• **Work instructions**:
Begin with the first line below and retype each line exactly through the line containing "ax.set_ylim(1.4, 2.152)". Any pictures are to be left out.

--- Start of Given material ---

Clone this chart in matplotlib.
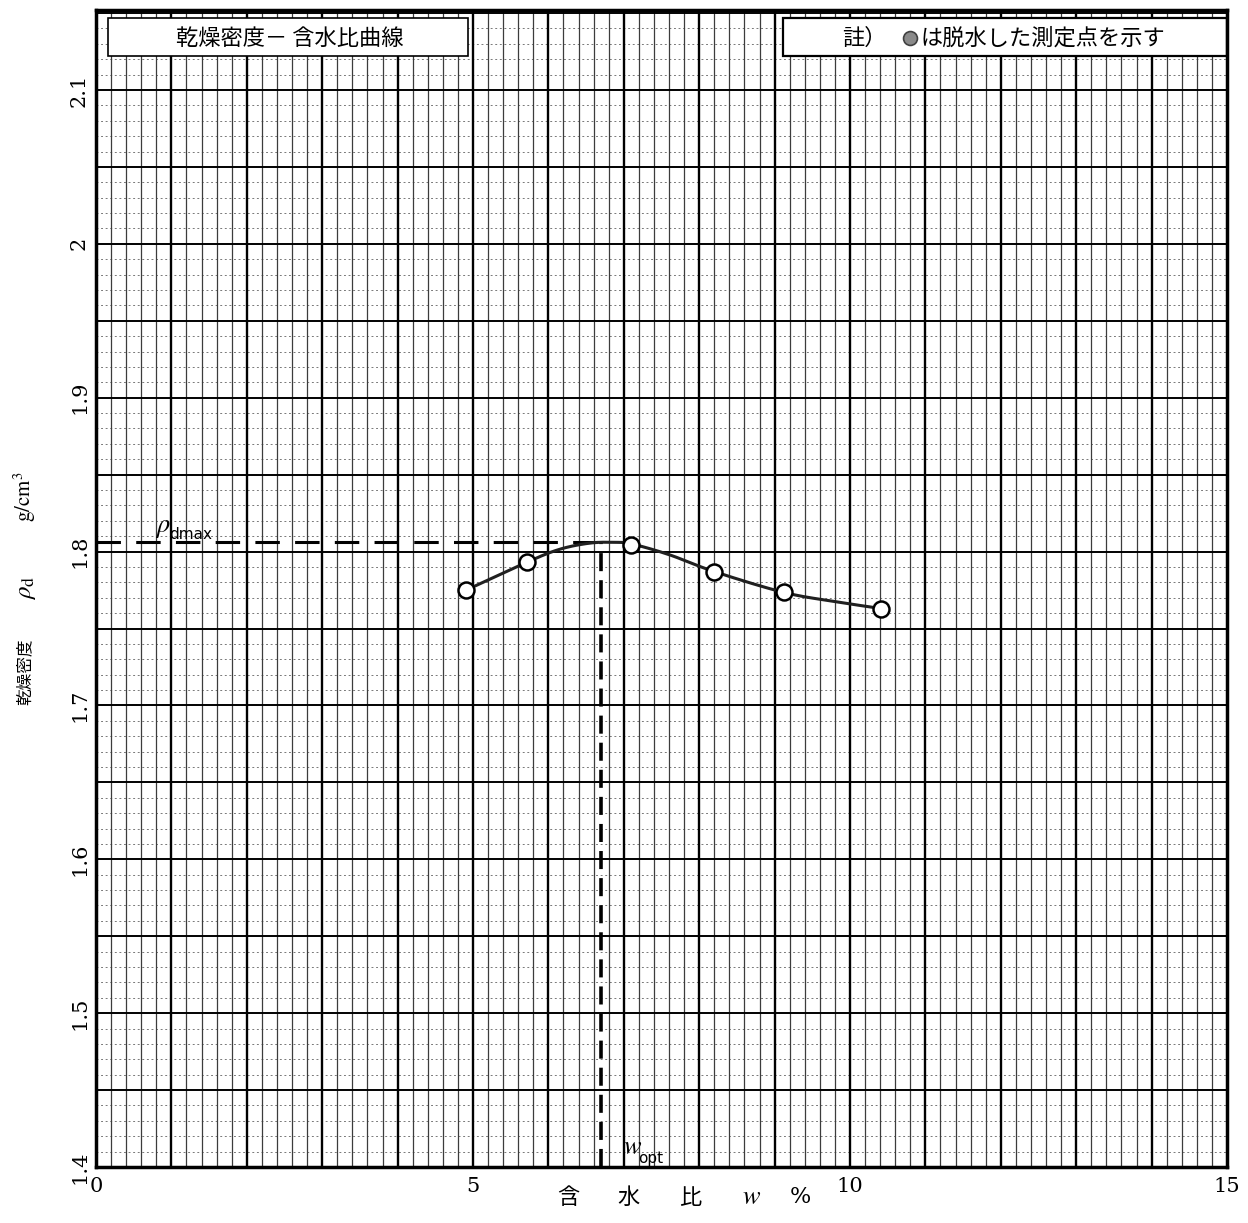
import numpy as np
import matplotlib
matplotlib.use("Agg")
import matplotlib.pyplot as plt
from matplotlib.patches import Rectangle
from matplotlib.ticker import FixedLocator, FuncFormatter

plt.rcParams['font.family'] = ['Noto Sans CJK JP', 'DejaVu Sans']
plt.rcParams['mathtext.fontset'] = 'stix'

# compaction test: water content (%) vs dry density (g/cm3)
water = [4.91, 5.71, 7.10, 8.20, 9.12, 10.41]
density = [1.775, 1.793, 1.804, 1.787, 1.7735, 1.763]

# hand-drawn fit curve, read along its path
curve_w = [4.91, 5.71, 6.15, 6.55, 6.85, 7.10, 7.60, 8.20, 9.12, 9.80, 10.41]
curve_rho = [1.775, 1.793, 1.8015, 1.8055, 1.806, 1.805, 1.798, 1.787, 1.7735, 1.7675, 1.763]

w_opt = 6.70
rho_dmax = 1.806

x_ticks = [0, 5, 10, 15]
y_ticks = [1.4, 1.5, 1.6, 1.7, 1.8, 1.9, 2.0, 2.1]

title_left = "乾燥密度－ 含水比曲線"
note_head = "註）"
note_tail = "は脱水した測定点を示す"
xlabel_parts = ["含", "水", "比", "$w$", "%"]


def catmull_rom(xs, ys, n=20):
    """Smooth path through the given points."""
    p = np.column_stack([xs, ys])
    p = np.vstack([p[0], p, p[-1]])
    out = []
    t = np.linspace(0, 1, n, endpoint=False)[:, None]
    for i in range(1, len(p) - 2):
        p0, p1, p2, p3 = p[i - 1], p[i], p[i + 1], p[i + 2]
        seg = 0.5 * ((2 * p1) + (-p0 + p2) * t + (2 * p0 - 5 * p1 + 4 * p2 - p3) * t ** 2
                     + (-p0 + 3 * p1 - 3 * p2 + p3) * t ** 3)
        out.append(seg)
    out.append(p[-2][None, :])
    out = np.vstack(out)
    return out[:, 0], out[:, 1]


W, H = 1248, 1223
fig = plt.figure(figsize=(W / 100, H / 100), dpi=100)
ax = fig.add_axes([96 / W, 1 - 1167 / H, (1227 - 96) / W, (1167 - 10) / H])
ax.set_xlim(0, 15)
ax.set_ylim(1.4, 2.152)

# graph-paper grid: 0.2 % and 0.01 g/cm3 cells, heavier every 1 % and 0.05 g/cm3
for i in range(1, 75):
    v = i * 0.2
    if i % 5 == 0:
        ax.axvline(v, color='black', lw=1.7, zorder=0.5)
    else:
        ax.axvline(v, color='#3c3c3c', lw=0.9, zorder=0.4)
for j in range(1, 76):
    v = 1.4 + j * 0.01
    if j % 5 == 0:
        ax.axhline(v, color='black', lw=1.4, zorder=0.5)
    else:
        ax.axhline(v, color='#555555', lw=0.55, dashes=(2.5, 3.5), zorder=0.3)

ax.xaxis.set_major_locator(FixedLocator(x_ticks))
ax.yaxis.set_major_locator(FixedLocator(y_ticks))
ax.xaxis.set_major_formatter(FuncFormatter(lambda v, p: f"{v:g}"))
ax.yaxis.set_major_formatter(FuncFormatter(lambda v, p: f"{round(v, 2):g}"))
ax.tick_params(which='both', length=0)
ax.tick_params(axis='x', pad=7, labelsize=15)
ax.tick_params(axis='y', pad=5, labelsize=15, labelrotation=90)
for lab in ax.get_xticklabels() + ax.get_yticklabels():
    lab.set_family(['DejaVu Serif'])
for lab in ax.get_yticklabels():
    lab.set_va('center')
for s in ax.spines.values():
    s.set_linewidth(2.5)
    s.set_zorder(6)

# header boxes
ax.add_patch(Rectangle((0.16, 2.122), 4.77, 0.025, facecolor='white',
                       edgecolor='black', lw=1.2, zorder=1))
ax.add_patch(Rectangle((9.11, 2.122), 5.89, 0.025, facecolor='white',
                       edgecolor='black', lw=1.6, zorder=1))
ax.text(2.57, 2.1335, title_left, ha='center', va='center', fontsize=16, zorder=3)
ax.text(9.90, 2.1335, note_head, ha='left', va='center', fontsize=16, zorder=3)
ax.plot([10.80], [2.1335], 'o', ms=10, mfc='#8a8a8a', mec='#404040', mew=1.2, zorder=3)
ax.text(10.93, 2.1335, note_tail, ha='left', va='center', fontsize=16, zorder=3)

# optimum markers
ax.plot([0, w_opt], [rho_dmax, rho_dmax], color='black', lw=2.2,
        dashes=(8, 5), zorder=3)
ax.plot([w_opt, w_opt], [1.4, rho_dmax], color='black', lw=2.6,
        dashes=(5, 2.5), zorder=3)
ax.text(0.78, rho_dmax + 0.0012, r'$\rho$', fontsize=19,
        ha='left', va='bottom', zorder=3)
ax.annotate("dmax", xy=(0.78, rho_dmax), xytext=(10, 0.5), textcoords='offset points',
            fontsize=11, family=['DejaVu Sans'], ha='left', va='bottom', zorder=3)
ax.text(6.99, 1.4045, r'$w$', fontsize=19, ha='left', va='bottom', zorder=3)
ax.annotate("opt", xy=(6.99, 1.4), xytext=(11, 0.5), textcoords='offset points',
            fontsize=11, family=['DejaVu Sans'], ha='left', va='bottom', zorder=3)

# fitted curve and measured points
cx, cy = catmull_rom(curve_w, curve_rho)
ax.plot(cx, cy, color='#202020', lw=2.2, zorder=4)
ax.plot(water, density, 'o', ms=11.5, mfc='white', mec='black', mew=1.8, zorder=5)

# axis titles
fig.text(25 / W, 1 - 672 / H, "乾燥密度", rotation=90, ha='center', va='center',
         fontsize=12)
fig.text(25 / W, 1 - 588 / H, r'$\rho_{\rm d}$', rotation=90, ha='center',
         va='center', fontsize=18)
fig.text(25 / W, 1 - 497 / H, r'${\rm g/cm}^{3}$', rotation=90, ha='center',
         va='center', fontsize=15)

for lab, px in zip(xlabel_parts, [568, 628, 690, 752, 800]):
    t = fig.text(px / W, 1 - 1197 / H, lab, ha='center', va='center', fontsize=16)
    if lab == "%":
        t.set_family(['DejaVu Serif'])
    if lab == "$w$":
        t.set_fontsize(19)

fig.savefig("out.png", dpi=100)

--- End of Given material ---

• **The response**:
Clone this chart in matplotlib.
import numpy as np
import matplotlib
matplotlib.use("Agg")
import matplotlib.pyplot as plt
from matplotlib.patches import Rectangle
from matplotlib.ticker import FixedLocator, FuncFormatter

plt.rcParams['font.family'] = ['Noto Sans CJK JP', 'DejaVu Sans']
plt.rcParams['mathtext.fontset'] = 'stix'

# compaction test: water content (%) vs dry density (g/cm3)
water = [4.91, 5.71, 7.10, 8.20, 9.12, 10.41]
density = [1.775, 1.793, 1.804, 1.787, 1.7735, 1.763]

# hand-drawn fit curve, read along its path
curve_w = [4.91, 5.71, 6.15, 6.55, 6.85, 7.10, 7.60, 8.20, 9.12, 9.80, 10.41]
curve_rho = [1.775, 1.793, 1.8015, 1.8055, 1.806, 1.805, 1.798, 1.787, 1.7735, 1.7675, 1.763]

w_opt = 6.70
rho_dmax = 1.806

x_ticks = [0, 5, 10, 15]
y_ticks = [1.4, 1.5, 1.6, 1.7, 1.8, 1.9, 2.0, 2.1]

title_left = "乾燥密度－ 含水比曲線"
note_head = "註）"
note_tail = "は脱水した測定点を示す"
xlabel_parts = ["含", "水", "比", "$w$", "%"]


def catmull_rom(xs, ys, n=20):
    """Smooth path through the given points."""
    p = np.column_stack([xs, ys])
    p = np.vstack([p[0], p, p[-1]])
    out = []
    t = np.linspace(0, 1, n, endpoint=False)[:, None]
    for i in range(1, len(p) - 2):
        p0, p1, p2, p3 = p[i - 1], p[i], p[i + 1], p[i + 2]
        seg = 0.5 * ((2 * p1) + (-p0 + p2) * t + (2 * p0 - 5 * p1 + 4 * p2 - p3) * t ** 2
                     + (-p0 + 3 * p1 - 3 * p2 + p3) * t ** 3)
        out.append(seg)
    out.append(p[-2][None, :])
    out = np.vstack(out)
    return out[:, 0], out[:, 1]


W, H = 1248, 1223
fig = plt.figure(figsize=(W / 100, H / 100), dpi=100)
ax = fig.add_axes([96 / W, 1 - 1167 / H, (1227 - 96) / W, (1167 - 10) / H])
ax.set_xlim(0, 15)
ax.set_ylim(1.4, 2.152)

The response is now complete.